● **TASK**
Copy the data below exactly, omitting any picture it contains.

● **INFORMATION SUPPLIED**
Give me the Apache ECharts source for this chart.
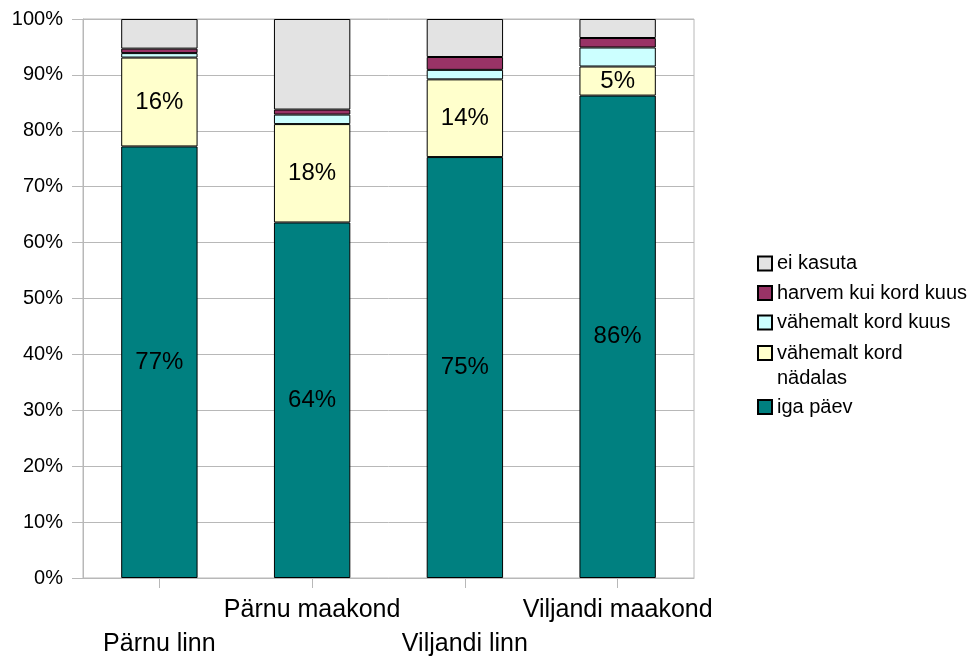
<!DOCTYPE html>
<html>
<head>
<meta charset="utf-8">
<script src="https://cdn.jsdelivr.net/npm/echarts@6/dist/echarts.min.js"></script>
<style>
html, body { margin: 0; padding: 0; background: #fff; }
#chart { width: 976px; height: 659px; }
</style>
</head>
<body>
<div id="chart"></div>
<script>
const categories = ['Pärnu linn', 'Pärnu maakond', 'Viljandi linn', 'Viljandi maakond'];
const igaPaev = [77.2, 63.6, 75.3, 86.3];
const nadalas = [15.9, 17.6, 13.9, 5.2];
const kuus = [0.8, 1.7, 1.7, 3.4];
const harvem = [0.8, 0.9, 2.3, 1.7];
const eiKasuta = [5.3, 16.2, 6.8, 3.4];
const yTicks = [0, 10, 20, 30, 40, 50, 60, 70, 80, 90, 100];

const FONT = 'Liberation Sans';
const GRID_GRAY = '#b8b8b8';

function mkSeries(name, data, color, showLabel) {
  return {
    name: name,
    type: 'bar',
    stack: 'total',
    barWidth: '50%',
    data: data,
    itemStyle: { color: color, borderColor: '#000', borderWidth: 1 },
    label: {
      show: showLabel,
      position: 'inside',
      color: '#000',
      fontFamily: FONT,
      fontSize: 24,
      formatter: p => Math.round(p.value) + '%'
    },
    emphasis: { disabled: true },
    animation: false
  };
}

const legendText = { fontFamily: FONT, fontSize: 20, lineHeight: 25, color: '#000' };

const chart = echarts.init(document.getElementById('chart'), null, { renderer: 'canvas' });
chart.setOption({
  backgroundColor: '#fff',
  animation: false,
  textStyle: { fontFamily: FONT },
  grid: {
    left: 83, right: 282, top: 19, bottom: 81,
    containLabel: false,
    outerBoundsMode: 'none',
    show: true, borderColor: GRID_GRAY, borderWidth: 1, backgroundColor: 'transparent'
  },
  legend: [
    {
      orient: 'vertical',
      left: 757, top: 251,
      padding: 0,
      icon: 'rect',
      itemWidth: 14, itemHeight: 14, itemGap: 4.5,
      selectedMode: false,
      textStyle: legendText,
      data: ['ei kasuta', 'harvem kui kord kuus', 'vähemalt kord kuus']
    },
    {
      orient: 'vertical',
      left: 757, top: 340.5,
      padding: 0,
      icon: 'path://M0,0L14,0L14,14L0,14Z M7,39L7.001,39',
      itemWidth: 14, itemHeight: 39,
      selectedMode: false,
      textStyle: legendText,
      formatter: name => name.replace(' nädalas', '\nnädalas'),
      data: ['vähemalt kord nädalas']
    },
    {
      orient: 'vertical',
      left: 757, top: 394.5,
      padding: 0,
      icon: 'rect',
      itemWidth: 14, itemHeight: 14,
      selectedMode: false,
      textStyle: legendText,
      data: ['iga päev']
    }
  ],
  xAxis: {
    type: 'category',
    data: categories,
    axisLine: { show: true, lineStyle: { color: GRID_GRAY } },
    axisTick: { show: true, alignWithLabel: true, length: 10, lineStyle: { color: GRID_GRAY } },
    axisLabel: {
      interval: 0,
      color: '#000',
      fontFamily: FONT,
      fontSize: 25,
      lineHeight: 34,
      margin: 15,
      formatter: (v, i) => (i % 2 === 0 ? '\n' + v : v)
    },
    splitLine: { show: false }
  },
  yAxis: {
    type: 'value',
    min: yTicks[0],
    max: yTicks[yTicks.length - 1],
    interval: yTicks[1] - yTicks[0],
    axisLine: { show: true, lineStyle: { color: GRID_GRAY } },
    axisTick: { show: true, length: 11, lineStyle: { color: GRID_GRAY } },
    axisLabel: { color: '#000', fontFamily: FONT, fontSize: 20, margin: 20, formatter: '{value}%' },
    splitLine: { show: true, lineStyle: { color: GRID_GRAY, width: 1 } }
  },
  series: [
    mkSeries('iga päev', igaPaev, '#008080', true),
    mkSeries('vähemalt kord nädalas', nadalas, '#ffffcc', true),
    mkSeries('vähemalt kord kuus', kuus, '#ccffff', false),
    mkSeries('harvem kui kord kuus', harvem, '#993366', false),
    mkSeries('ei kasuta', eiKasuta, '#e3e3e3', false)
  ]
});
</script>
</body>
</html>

● **SOLUTION TO THIS TASK**
Give me the Apache ECharts source for this chart.
<!DOCTYPE html>
<html>
<head>
<meta charset="utf-8">
<script src="https://cdn.jsdelivr.net/npm/echarts@6/dist/echarts.min.js"></script>
<style>
html, body { margin: 0; padding: 0; background: #fff; }
#chart { width: 976px; height: 659px; }
</style>
</head>
<body>
<div id="chart"></div>
<script>
const categories = ['Pärnu linn', 'Pärnu maakond', 'Viljandi linn', 'Viljandi maakond'];
const igaPaev = [77.2, 63.6, 75.3, 86.3];
const nadalas = [15.9, 17.6, 13.9, 5.2];
const kuus = [0.8, 1.7, 1.7, 3.4];
const harvem = [0.8, 0.9, 2.3, 1.7];
const eiKasuta = [5.3, 16.2, 6.8, 3.4];
const yTicks = [0, 10, 20, 30, 40, 50, 60, 70, 80, 90, 100];

const FONT = 'Liberation Sans';
const GRID_GRAY = '#b8b8b8';

function mkSeries(name, data, color, showLabel) {
  return {
    name: name,
    type: 'bar',
    stack: 'total',
    barWidth: '50%',
    data: data,
    itemStyle: { color: color, borderColor: '#000', borderWidth: 1 },
    label: {
      show: showLabel,
      position: 'inside',
      color: '#000',
      fontFamily: FONT,
      fontSize: 24,
      formatter: p => Math.round(p.value) + '%'
    },
    emphasis: { disabled: true },
    animation: false
  };
}

const legendText = { fontFamily: FONT, fontSize: 20, lineHeight: 25, color: '#000' };

const chart = echarts.init(document.getElementById('chart'), null, { renderer: 'canvas' });
chart.setOption({
  backgroundColor: '#fff',
  animation: false,
  textStyle: { fontFamily: FONT },
  grid: {
    left: 83, right: 282, top: 19, bottom: 81,
    containLabel: false,
    outerBoundsMode: 'none',
    show: true, borderColor: GRID_GRAY, borderWidth: 1, backgroundColor: 'transparent'
  },
  legend: [
    {
      orient: 'vertical',
      left: 757, top: 251,
      padding: 0,
      icon: 'rect',
      itemWidth: 14, itemHeight: 14, itemGap: 4.5,
      selectedMode: false,
      textStyle: legendText,
      data: ['ei kasuta', 'harvem kui kord kuus', 'vähemalt kord kuus']
    },
    {
      orient: 'vertical',
      left: 757, top: 340.5,
      padding: 0,
      icon: 'path://M0,0L14,0L14,14L0,14Z M7,39L7.001,39',
      itemWidth: 14, itemHeight: 39,
      selectedMode: false,
      textStyle: legendText,
      formatter: name => name.replace(' nädalas', '\nnädalas'),
      data: ['vähemalt kord nädalas']
    },
    {
      orient: 'vertical',
      left: 757, top: 394.5,
      padding: 0,
      icon: 'rect',
      itemWidth: 14, itemHeight: 14,
      selectedMode: false,
      textStyle: legendText,
      data: ['iga päev']
    }
  ],
  xAxis: {
    type: 'category',
    data: categories,
    axisLine: { show: true, lineStyle: { color: GRID_GRAY } },
    axisTick: { show: true, alignWithLabel: true, length: 10, lineStyle: { color: GRID_GRAY } },
    axisLabel: {
      interval: 0,
      color: '#000',
      fontFamily: FONT,
      fontSize: 25,
      lineHeight: 34,
      margin: 15,
      formatter: (v, i) => (i % 2 === 0 ? '\n' + v : v)
    },
    splitLine: { show: false }
  },
  yAxis: {
    type: 'value',
    min: yTicks[0],
    max: yTicks[yTicks.length - 1],
    interval: yTicks[1] - yTicks[0],
    axisLine: { show: true, lineStyle: { color: GRID_GRAY } },
    axisTick: { show: true, length: 11, lineStyle: { color: GRID_GRAY } },
    axisLabel: { color: '#000', fontFamily: FONT, fontSize: 20, margin: 20, formatter: '{value}%' },
    splitLine: { show: true, lineStyle: { color: GRID_GRAY, width: 1 } }
  },
  series: [
    mkSeries('iga päev', igaPaev, '#008080', true),
    mkSeries('vähemalt kord nädalas', nadalas, '#ffffcc', true),
    mkSeries('vähemalt kord kuus', kuus, '#ccffff', false),
    mkSeries('harvem kui kord kuus', harvem, '#993366', false),
    mkSeries('ei kasuta', eiKasuta, '#e3e3e3', false)
  ]
});
</script>
</body>
</html>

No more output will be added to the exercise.